Britain’s UK manufacturing industry has outperformed the recession and the stock market, according to a new report out by accountancy group PwC.
In spite of dire manufacturing PMI figures last week, where the benchmark CIPS/Markit PMI fell to a three-year low of 45.6, the report shows that the biggest manufacturers in the FTSE share index have trebled their share price since 2009.
As other sectors, including the financial sector, struggle to fight off the recession, PwC’s ‘From Crisis to Growth’ report shows that someone investing in UK Manufacturing Plcs – a selection of the bigger listed engineering firms – would have doubled their money over the past five years.
The report also found that in recession, companies in the sector tend to focus on eight key areas for survival including scenario planning, supply chains, R&D and focusing much more on the customer.
It also suggests that success will percolate to the supply base, but UK SMEs who service these big plcs who expand offshore will often have to follow them abroad to remain their suppliers.
The report includes financial analysis of these companies on measures such as share price, revenues, gross margins and EBITDA margins. Firms analysed include Senior plc, Renishaw, Berkshire-based advanced materials group, Morgan Crucible and Melrose, which acquires and invests in manufacturing businesses.
Clive Penwarden, a partner in the Industrial Manufacturing Group at PwC, said: ““We first looked at these companies in 2010 to see what strategies they were implementing to deal with the impact of the recession and found they weren’t just reducing their costs like many sectors in the UK were doing, they saw the financial crisis as an opportunity for growth – and that’s what they did.”
Gross margins for this group topped 35% in 2008 and Ebitda margins were about 18%, which fell to 16% in 2009 as the recession hit. But Ebitda for these firms shot back up to 21% last year and gross margins stood at 37% – higher than in 2007. PwC attributes the strong performance to the tight adoption of the eight ‘back to basics’ policies.
“The businesses we looked at restructured, re-strategised, became agile and flexible and looked to emerging markets for future growth,” said Penwarden. “The strategies… have [also] proven to be sustainable. With revenues showing an average year on year growth of 9% and 16% in FY10 and FY11, and 2012 looking similarly positive, perhaps other sectors should be learning from their success.”
In export growth to emerging markets the UK was slow compared with its peers, but a strategy for emerging markets was a common theme with the top performers. “The big companies in this group have all gone after emerging markets, either with factories, joint ventures or acquisitions,” said Penwarden. “With no growth in Europe, the decision to do this three or more years ago has been crucial to their performance.”

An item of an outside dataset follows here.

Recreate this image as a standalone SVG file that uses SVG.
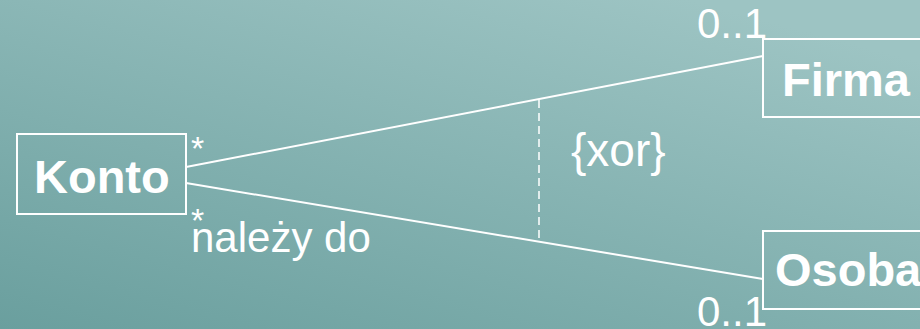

The success of British engineering plcs provides both a risk and opportunity for their UK suppliers, where suppliers should follow big customers who move offshore when the time is right, says Penwarden.
“If the suppliers don’t follow and UK manufacturers start to build up a local supply base that is when they will get doubly hit. Their UK share can get eroded as the manufacturers send goods they make abroad back home, plus they don’t capture any of the growing global demand.
“SMEs will be the next lot to head abroad, and they need to start thinking now and making those plans on where to focus.”
Andrew Sentance, senior economist at PwC, added: “This is a great time of opportunity for manufacturers…. We have many successful, highly innovative and well managed manufacturing companies here in the UK – though perhaps just not enough of them.”